# start of Records shown

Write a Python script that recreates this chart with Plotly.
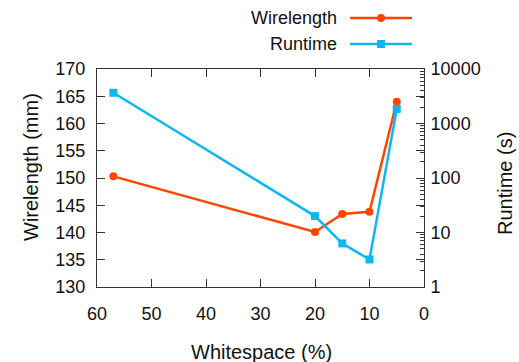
import plotly.graph_objects as go

whitespace = [57, 20, 15, 10, 5]
wirelength = [150.3, 140.1, 143.4, 143.8, 164.0]
runtime = [3670, 20, 6.3, 3.2, 1850]

left_ticks = [130, 135, 140, 145, 150, 155, 160, 165, 170]
right_tickvals = [1, 10, 100, 1000, 10000]
right_ticktext = ["1", "10", "100", "1000", "10000"]
x_ticks = [60, 50, 40, 30, 20, 10, 0]

C_WL = "#FF4500"
C_RT = "#10B6F0"
AX = "#333333"
FONT = "Liberation Sans, Arial, sans-serif"

L, R, T, B = 97, 424, 69, 287
W, H = 519, 362

fig = go.Figure()
fig.add_trace(go.Scatter(x=whitespace, y=wirelength, mode="lines+markers", name="Wirelength",
                         line=dict(color=C_WL, width=2.5),
                         marker=dict(symbol="circle", size=8, color=C_WL),
                         showlegend=False, cliponaxis=False))
fig.add_trace(go.Scatter(x=whitespace, y=runtime, mode="lines+markers", name="Runtime",
                         yaxis="y2",
                         line=dict(color=C_RT, width=2.5),
                         marker=dict(symbol="square", size=8, color=C_RT),
                         showlegend=False, cliponaxis=False))

tickfont = dict(family=FONT, size=18, color="#111")
titlefont = dict(family=FONT, size=20, color="#111")

fig.update_layout(
    width=W, height=H,
    margin=dict(l=L, r=W - R, t=T, b=H - B, autoexpand=False),
    paper_bgcolor="white", plot_bgcolor="white",
    xaxis=dict(range=[60, 0], tickvals=x_ticks, ticks="inside", ticklen=8, tickcolor=AX,
               showline=True, linecolor=AX, linewidth=1, mirror="ticks",
               showgrid=False, zeroline=False, tickfont=tickfont, ticklabelstandoff=10),
    yaxis=dict(range=[130, 170], tickvals=left_ticks, ticks="inside", ticklen=8, tickcolor=AX,
               showline=True, linecolor=AX, linewidth=1, mirror="ticks",
               showgrid=False, zeroline=False, tickfont=tickfont, ticklabelstandoff=7),
    yaxis2=dict(type="log", range=[0, 4], overlaying="y", side="right",
                tickvals=right_tickvals, ticktext=right_ticktext,
                ticks="inside", ticklen=8, tickcolor=AX,
                minor=dict(dtick="D1", ticks="inside", ticklen=4, tickcolor=AX, showgrid=False),
                showline=True, linecolor=AX, linewidth=1,
                showgrid=False, zeroline=False, tickfont=tickfont, ticklabelstandoff=2),
)

def px_x(p):
    return (p - L) / float(R - L)

def px_y(p):
    return (B - p) / float(B - T)

# axis titles
fig.add_annotation(x=px_x(261), y=px_y(352), xref="paper", yref="paper", text="Whitespace (%)",
                   showarrow=False, xanchor="center", yanchor="middle", font=titlefont)
fig.add_annotation(x=px_x(31), y=px_y(167), xref="paper", yref="paper", text="Wirelength (mm)",
                   showarrow=False, xanchor="center", yanchor="middle", textangle=-90, font=titlefont)
fig.add_annotation(x=px_x(505), y=px_y(184), xref="paper", yref="paper", text="Runtime (s)",
                   showarrow=False, xanchor="center", yanchor="middle", textangle=-90, font=titlefont)

# legend drawn gnuplot-style: text then sample
entries = [("Wirelength", C_WL, "circle", 18), ("Runtime", C_RT, "square", 44)]
for label, col, sym, ypx in entries:
    yy = px_y(ypx)
    fig.add_annotation(x=px_x(339), y=yy, xref="paper", yref="paper", text=label,
                       showarrow=False, xanchor="right", yanchor="middle",
                       font=dict(family=FONT, size=18, color="#111"))
    fig.add_shape(type="line", xref="paper", yref="paper", x0=px_x(350), x1=px_x(412),
                  y0=yy, y1=yy, line=dict(color=col, width=2.5))
    fig.add_shape(type="circle" if sym == "circle" else "rect", xref="paper", yref="paper",
                  xsizemode="pixel", ysizemode="pixel", xanchor=px_x(381), yanchor=yy,
                  x0=-4, x1=4, y0=-4, y1=4, fillcolor=col, line=dict(color=col, width=0))

fig.write_html("out.html", config={"displayModeBar": False},
               post_script="document.body.style.margin='0';document.body.style.overflow='hidden';")
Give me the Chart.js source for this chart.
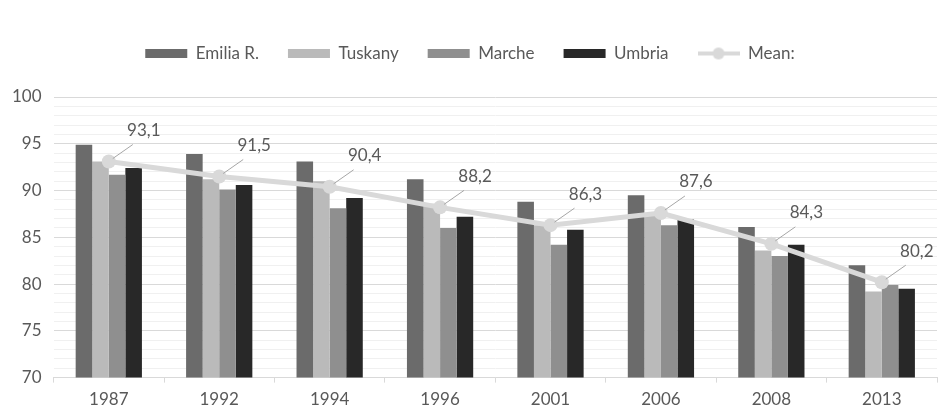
<!DOCTYPE html>
<html>
<head>
<meta charset="utf-8">
<script src="https://cdn.jsdelivr.net/npm/chart.js@4"></script>
<style>
  html, body { margin: 0; padding: 0; background: #fff; }
  #wrap { width: 944px; height: 417px; }
</style>
</head>
<body>
<div id="wrap"><canvas id="chart"></canvas></div>
<script>
// Grouped bars per region plus the mean line with value labels.

const years = ['1987', '1992', '1994', '1996', '2001', '2006', '2008', '2013'];
const emilia = [94.9, 93.9, 93.1, 91.2, 88.8, 89.5, 86.1, 82.0];
const tuskany = [93.1, 91.2, 91.0, 88.6, 86.3, 87.3, 83.6, 79.2];
const marche = [91.7, 90.1, 88.1, 86.0, 84.2, 86.3, 83.0, 79.9];
const umbria = [92.4, 90.6, 89.2, 87.2, 85.8, 86.9, 84.2, 79.5];
const mean = [93.1, 91.5, 90.4, 88.2, 86.3, 87.6, 84.3, 80.2];

const FONT = 'Lato, "Open Sans", sans-serif';
const TEXT = '#595959';
const MEAN_COLOR = '#d9d9d9';

// legend swatch for the mean: a thick line with a dot in the middle
const meanSwatch = document.createElement('canvas');
meanSwatch.width = 42;
meanSwatch.height = 14;
(() => {
  const c = meanSwatch.getContext('2d');
  c.fillStyle = MEAN_COLOR;
  c.fillRect(0, 5, 42, 4);
  c.beginPath();
  c.arc(21, 7, 6, 0, Math.PI * 2);
  c.fill();
})();

// value labels with a short leader line, up and right of each mean point
const meanLabels = {
  id: 'meanLabels',
  afterDatasetsDraw(chart) {
    const meta = chart.getDatasetMeta(4);
    const ctx = chart.ctx;
    ctx.save();
    ctx.font = '17px ' + FONT;
    ctx.fillStyle = TEXT;
    ctx.textAlign = 'center';
    ctx.textBaseline = 'middle';
    ctx.strokeStyle = '#a6a6a6';
    ctx.lineWidth = 1;
    meta.data.forEach((pt, i) => {
      ctx.beginPath();
      ctx.moveTo(pt.x + 4, pt.y - 3);
      ctx.lineTo(pt.x + 24, pt.y - 17);
      ctx.stroke();
      ctx.fillText(mean[i].toFixed(1).replace('.', ','), pt.x + 35, pt.y - 31);
    });
    ctx.restore();
  }
};

// extra room between the legend and the plot
const legendGap = {
  id: 'legendGap',
  beforeInit(chart) {
    const fit = chart.legend.fit;
    chart.legend.fit = function () {
      fit.bind(chart.legend)();
      this.height += 25;
    };
  }
};

new Chart(document.getElementById('chart'), {
  type: 'bar',
  data: {
    labels: years,
    datasets: [
      { label: 'Emilia R.', data: emilia, backgroundColor: '#6b6b6b', order: 1 },
      { label: 'Tuskany', data: tuskany, backgroundColor: '#bababa', order: 1 },
      { label: 'Marche', data: marche, backgroundColor: '#8f8f8f', order: 1 },
      { label: 'Umbria', data: umbria, backgroundColor: '#282828', order: 1 },
      {
        type: 'line',
        label: 'Mean:',
        data: mean,
        borderColor: MEAN_COLOR,
        backgroundColor: MEAN_COLOR,
        borderWidth: 5,
        pointRadius: 7,
        pointBorderWidth: 0,
        pointBackgroundColor: MEAN_COLOR,
        tension: 0,
        order: 0
      }
    ]
  },
  options: {
    responsive: true,
    maintainAspectRatio: false,
    animation: false,
    devicePixelRatio: 1,
    layout: { padding: { top: 16, right: 4, left: 0, bottom: 0 } },
    datasets: {
      bar: { categoryPercentage: 0.6, barPercentage: 1.0, borderWidth: 0 }
    },
    plugins: {
      legend: {
        display: true,
        position: 'top',
        labels: {
          usePointStyle: true,
          pointStyleWidth: 42,
          boxHeight: 9,
          padding: 29,
          color: TEXT,
          font: { family: FONT, size: 17 },
          generateLabels: (chart) => {
            const items = Chart.defaults.plugins.legend.labels.generateLabels(chart);
            items.forEach((it) => {
              it.pointStyle = it.datasetIndex === 4 ? meanSwatch : 'rect';
              it.lineWidth = 0;
            });
            return items.sort((a, b) => a.datasetIndex - b.datasetIndex);
          }
        }
      },
      tooltip: { enabled: false }
    },
    scales: {
      x: {
        offset: true,
        grid: {
          offset: true,
          drawOnChartArea: false,
          drawTicks: true,
          tickLength: 5,
          color: '#d9d9d9'
        },
        border: { display: true, color: '#d9d9d9' },
        ticks: { color: TEXT, font: { family: FONT, size: 17 }, padding: 7 }
      },
      y: {
        min: 70,
        max: 100,
        ticks: {
          stepSize: 1,
          autoSkip: false,
          color: TEXT,
          font: { family: FONT, size: 17 },
          padding: 12,
          callback: (v) => (v % 5 === 0 ? v : '')
        },
        grid: {
          drawTicks: false,
          color: (c) => (c.tick && c.tick.value % 5 === 0 ? '#d9d9d9' : '#f0f0f0')
        },
        border: { display: false }
      }
    }
  },
  plugins: [meanLabels, legendGap]
});
</script>
</body>
</html>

# end of Records shown

Directions for this task:
Write out every line of the listing that holds the word "with".

Response:
Write a Python script that recreates this chart with Plotly.
// Grouped bars per region plus the mean line with value labels.
// legend swatch for the mean: a thick line with a dot in the middle
// value labels with a short leader line, up and right of each mean point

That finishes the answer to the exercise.